Art Institute of California building, North Hollywood, a photo by LA Wad on Flickr.
A few days ago an ad popped up on my Facebook page to study graphic design at The Art Institute of Hollywood. So I clicked it and said I was interested in more information.
Two minutes later the phone rang.
The Art Institute was calling and they wanted to speak to me about visiting their shiny, glass, black skyscraper school on Lankershim near Magnolia.
I was connected to a woman who interviewed me and learned everything private about my financial and career conditions, and about why I might want to study graphic arts.
By Good Friday afternoon, I was at the luxury campus hi-rise, a gloriously slick and modern edifice, landscaped with tall palms and clumps of ornamental grasses, tended to by security guards and flocks of skinny young artists on skateboards, gliding past with black skin and tight jeans.
A sweet XXL at the security desk, stuffed into spandex, handed me a check-in clipboard, and minutes later I was ushered into the offices, past the cubicles, into a room where an admissions officer filtered my eligibility into his academic actuarial tables, and proceeded to assess whether I, 51-years-old and out-of-work, formerly working in TV Production, but now employed by Word Press, Pinterest and Flickr, might make a good candidate for this career builder college where the average graduate makes close to $30,000 a year and finds fulfilling work in online cartoons, illustrations, digital packaging, and assisting other artists.
Answers that once would have disqualified me for school, were now the exact ones I needed to enter: gay, middle-aged, in need of work, looking, exploring. Any heartbeat with a credit line was welcome.
We rode the elevator up into a brilliantly outfitted and equipped school, a place where tall smoked glass windows overlooked the exciting metropolis of North Hollywood and Toluca Lake, rooms of unending concrete floors and acres of Mac computers. Every corner held more computers, and the library, a place once filled with stacks of books, now held long tables of electronic screens.
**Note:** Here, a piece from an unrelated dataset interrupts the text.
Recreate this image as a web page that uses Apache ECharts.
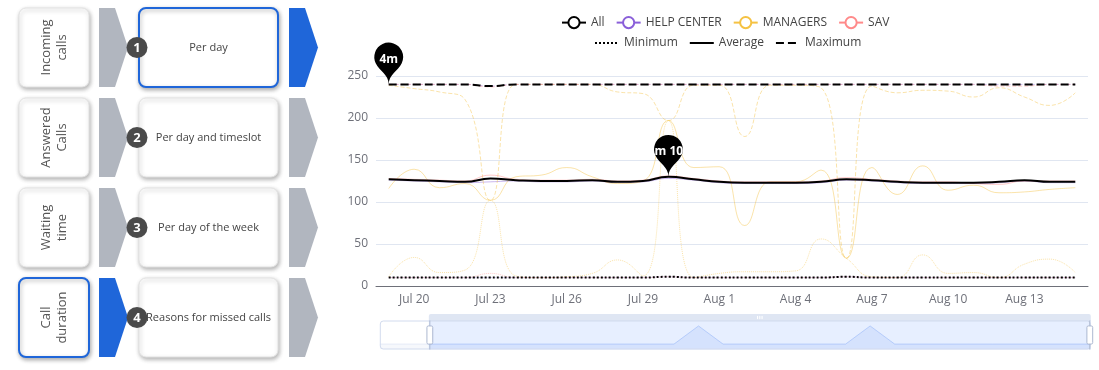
<!DOCTYPE html>
<html><head><meta charset="utf-8">
<script src="https://cdn.jsdelivr.net/npm/echarts@6/dist/echarts.min.js"></script>
<style>html,body{margin:0;padding:0;background:#fff}#c{width:1099px;height:370px}</style>
</head><body><div id="c"></div>
<script>
// ---- data ----
const dates = ['Jul 17','Jul 18','Jul 19','Jul 20','Jul 21','Jul 22','Jul 23','Jul 24','Jul 25','Jul 26','Jul 27','Jul 28','Jul 29','Jul 30','Jul 31','Aug 1','Aug 2','Aug 3','Aug 4','Aug 5','Aug 6','Aug 7','Aug 8','Aug 9','Aug 10','Aug 11','Aug 12','Aug 13','Aug 14','Aug 15'];
const groups = ['All','HELP CENTER','MANAGERS','SAV'];
const kinds = ['Minimum','Average','Maximum'];
const allMin = [10,10,10,10,10,10,10,10,10,10, 10,10,10,11,10,10,10,10,10,10, 11,10,10,10,10,10,10,10,10,10];
const allAvg = [125,126,127,126,125,124,128,126,125,125, 126,124,125,130,127,124,123,123,123,124, 127,126,124,123,123,123,124,126,124,124];
const allMax = [238,238,240,240,240,240,238,240,240,240, 240,240,240,240,240,240,240,240,240,240, 240,240,240,240,240,240,240,240,240,240];
const hcMin = [10,10,10,10,10,10,10,10,10,10, 10,10,10,11,10,10,10,10,10,10, 11,10,10,10,10,10,10,10,10,10];
const hcAvg = [124,125,126,125,124,123,124,125,124,124, 125,123,124,128,126,123,122,122,122,123, 126,125,123,122,122,122,123,125,123,123];
const hcMax = [238,238,240,240,240,240,238,240,240,240, 240,240,240,240,240,240,240,240,240,240, 240,240,240,240,240,240,240,240,240,240];
const manMin = [12,11,11,34,16,19,102,12,10,11, 15,31,12,197,10,15,17,17,18,56, 33,11,10,37,15,16,10,26,32,16];
const manAvg = [120,118,116,139,117,122,102,130,132,141, 130,122,125,197,141,142,72,124,124,138, 33,141,109,143,114,120,111,112,115,117];
const manMax = [235,238,239,235,231,222,102,240,240,240, 240,231,229,197,239,239,178,239,239,236, 33,238,230,233,232,225,236,225,215,230];
const savMin = [10,10,10,10,10,10,15,10,10,10, 10,10,10,11,10,10,10,10,10,10, 11,10,10,10,10,10,10,10,10,10];
const savAvg = [126,127,128,127,126,125,132,127,126,126, 127,125,126,131,128,125,124,124,124,125, 129,127,125,124,124,122,121,125,125,125];
const savMax = [236,237,240,240,240,240,237,240,240,240, 240,240,240,240,240,240,240,240,240,240, 240,240,240,240,240,240,238,238,240,240];
const yTicks = [0,50,100,150,200,250];
// left panel texts
const leftLabels = ['Incoming\ncalls','Answered\nCalls','Waiting\ntime','Call\nduration'];
const midLabels = ['Per day','Per day and timeslot','Per day of the week','Reasons for missed calls'];
const selLeft = [false,false,false,true];
const selMid = [true,false,false,false];

// ---- styles ----
const FONT = 'Open Sans';
const colors = {'All':'#000000','HELP CENTER':'#8a5fd9','MANAGERS':'#f5c243','SAV':'#ff8a8a'};
const lineTypes = {'Minimum':'dotted','Average':'solid','Maximum':'dashed'};
const BLUE = '#1f66d9', GRAY = '#b1b6bf';

function fmtDur(p){
  const v = Math.round(p.value); const m = Math.floor(v/60), s = v%60;
  return s ? (m + 'm ' + s + 's') : (m + 'm');
}

const dataMap = {
  'All':[allMin,allAvg,allMax],
  'HELP CENTER':[hcMin,hcAvg,hcMax],
  'MANAGERS':[manMin,manAvg,manMax],
  'SAV':[savMin,savAvg,savMax]
};

const series = [];
groups.forEach(function(g){
  kinds.forEach(function(k, ki){
    const isAll = g === 'All';
    const s = {
      type:'line', name:g, data:dataMap[g][ki], smooth:true, showSymbol:false,
      symbol:'emptyCircle', color:colors[g], z: isAll ? 4 : 2,
      lineStyle:{color:colors[g], type:lineTypes[k], width: isAll ? 2 : 1, opacity: isAll ? 1 : 0.45},
      emphasis:{disabled:true}
    };
    if (isAll && k !== 'Minimum') {
      s.markPoint = {
        symbol:'pin', symbolSize:48, data:[{type:'max'}],
        itemStyle:{color:'#000'},
        label:{color:'#fff', fontSize:12, fontWeight:'bold', fontFamily:FONT, formatter:fmtDur}
      };
    }
    series.push(s);
  });
});
kinds.forEach(function(k){
  series.push({type:'line', name:k, data:[], symbol:'none', color:'#000',
    lineStyle:{color:'#000', type:lineTypes[k], width:2}});
});

// ---- left panel graphics ----
const graphics = [];
const cardShadow = {shadowBlur:4, shadowOffsetX:1, shadowOffsetY:2, shadowColor:'rgba(0,0,0,0.3)'};
leftLabels.forEach(function(lbl, i){
  const top = 8 + 90*i, h = 79, mid = top + h/2;
  graphics.push({type:'rect', shape:{x:19, y:top, width:70, height:h, r:7},
    style:Object.assign({fill:'#fff', stroke: selLeft[i] ? BLUE : '#e3e3e3', lineWidth: selLeft[i] ? 2 : 1}, cardShadow), z:1});
  graphics.push({type:'text', x:54.5, y:mid, rotation:Math.PI/2, z:2,
    style:{text:lbl, align:'center', verticalAlign:'middle', fontSize:13, lineHeight:16, fill:'#555', fontFamily:FONT}});
  graphics.push({type:'polygon', shape:{points:[[99,top],[115,top],[128,mid],[115,top+h],[99,top+h]]},
    style:{fill: selLeft[i] ? BLUE : GRAY}, z:1});
  graphics.push({type:'rect', shape:{x:139, y:top, width:139, height:h, r:7},
    style:Object.assign({fill:'#fff', stroke: selMid[i] ? BLUE : '#e3e3e3', lineWidth: selMid[i] ? 2 : 1}, cardShadow), z:1});
  graphics.push({type:'text', x:208.5, y:mid, z:2,
    style:{text:midLabels[i], align:'center', verticalAlign:'middle', fontSize:11, fill:'#444', fontFamily:FONT}});
  graphics.push({type:'circle', shape:{cx:137, cy:mid, r:10.5}, style:{fill:'#4a4a4a'}, z:3});
  graphics.push({type:'text', x:137, y:mid+0.5, z:4,
    style:{text:String(i+1), align:'center', verticalAlign:'middle', fontSize:13, fontWeight:'bold', fill:'#fff', fontFamily:FONT}});
  graphics.push({type:'polygon', shape:{points:[[289,top],[305,top],[318,mid],[305,top+h],[289,top+h]]},
    style:{fill: selMid[i] ? BLUE : GRAY}, z:1});
});

const chart = echarts.init(document.getElementById('c'), null, {renderer:'canvas'});
chart.setOption({
  animation:false,
  backgroundColor:'#fff',
  textStyle:{fontFamily:FONT},
  graphic:graphics,
  legend:[
    {data:groups, left:556, top:11, itemWidth:24, itemHeight:14, itemGap:11,
     textStyle:{fontSize:12, color:'#444', fontFamily:FONT},
     lineStyle:{type:'solid', width:2, opacity:1}, itemStyle:{opacity:1}},
    {data:kinds, left:589, top:32, itemWidth:24, itemHeight:14, itemGap:11,
     textStyle:{fontSize:12, color:'#444', fontFamily:FONT},
     itemStyle:{color:'rgba(0,0,0,0)', borderColor:'rgba(0,0,0,0)', borderWidth:0},
     lineStyle:{width:2, opacity:1}}
  ],
  grid:{left:376, right:11, top:76, bottom:84},
  xAxis:{type:'category', data:dates, boundaryGap:true,
    axisLine:{lineStyle:{color:'#6e7079'}},
    axisTick:{alignWithLabel:true, interval:2, lineStyle:{color:'#6e7079'}},
    axisLabel:{interval:2, color:'#6e7079', fontSize:12, margin:8, fontFamily:FONT},
    splitLine:{show:false}},
  yAxis:{type:'value', min:yTicks[0], max:yTicks[yTicks.length-1], interval:yTicks[1]-yTicks[0],
    axisLine:{show:false}, axisTick:{show:false},
    axisLabel:{color:'#6e7079', fontSize:12, margin:8, fontFamily:FONT},
    splitLine:{lineStyle:{color:'#e0e6f1', width:1}}},
  dataZoom:[{
    type:'slider', xAxisIndex:0, startValue:2, endValue:dates.length-1,
    left:377, right:11, top:314, height:29,
    backgroundColor:'rgba(47,69,84,0)', borderColor:'#d2dbee', borderRadius:3,
    fillerColor:'rgba(135,175,274,0.2)',
    dataBackground:{lineStyle:{color:'#d2dbee', width:0.5}, areaStyle:{color:'#d2dbee', opacity:0.2}},
    selectedDataBackground:{lineStyle:{color:'#8fb0f7', width:0.5}, areaStyle:{color:'#8fb0f7', opacity:0.2}},
    handleIcon:'path://M-9.35,34.56V42m0-40V9.5m-2,0h4a2,2,0,0,1,2,2v21a2,2,0,0,1-2,2h-4a2,2,0,0,1-2-2v-21A2,2,0,0,1-11.35,9.5Z',
    handleSize:'100%', handleStyle:{color:'#fff', borderColor:'#acb8d1'},
    moveHandleSize:7, moveHandleStyle:{color:'#d2dbee', opacity:0.7},
    showDetail:false, brushSelect:true
  }],
  series:series
});
</script></body></html>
Smiling broadly, the admittance lady led me on a tour of walls and galleries, filled with student projects: Project Runway Catwalkery, environmentally sensitive water bottles and graphic labeling, photography of smokestacks and digitally altered women who represented “The Seven Deadly Sins”. All in all, it was a creative mesh and mix of all the aspirations of the school and meant to persuade me that any idea, no matter how banal, might be sold and packaged to a wider audience.
We passed one poster that advertised an emergency number. to answer the serious problems faced by 18-22 year olds: roommate problems, parent problems, car trouble, relationship headaches. There was a number to call if it all was too much to handle. Such is life that no number exists for emergencies once one graduates from college.
Back in the room, it was like shopping for a car at Galpin Ford. The unveiling of the numbers and the sticker shock: $49,000 for a 1.5 year associates degree in Graphic Arts and a $99,000 price tag should you want to complete a bachelor’s degree. When I expressed shock at the numbers, the finance manager was called back in, but he was busy, so unlike Galpin Ford, I was free to walk out back into the sunshine noir of North Hollywood where muscles and 24-Hour-Fitness provided a tranquilizing visual after a tour that promised a future that nobody but a sucker could afford.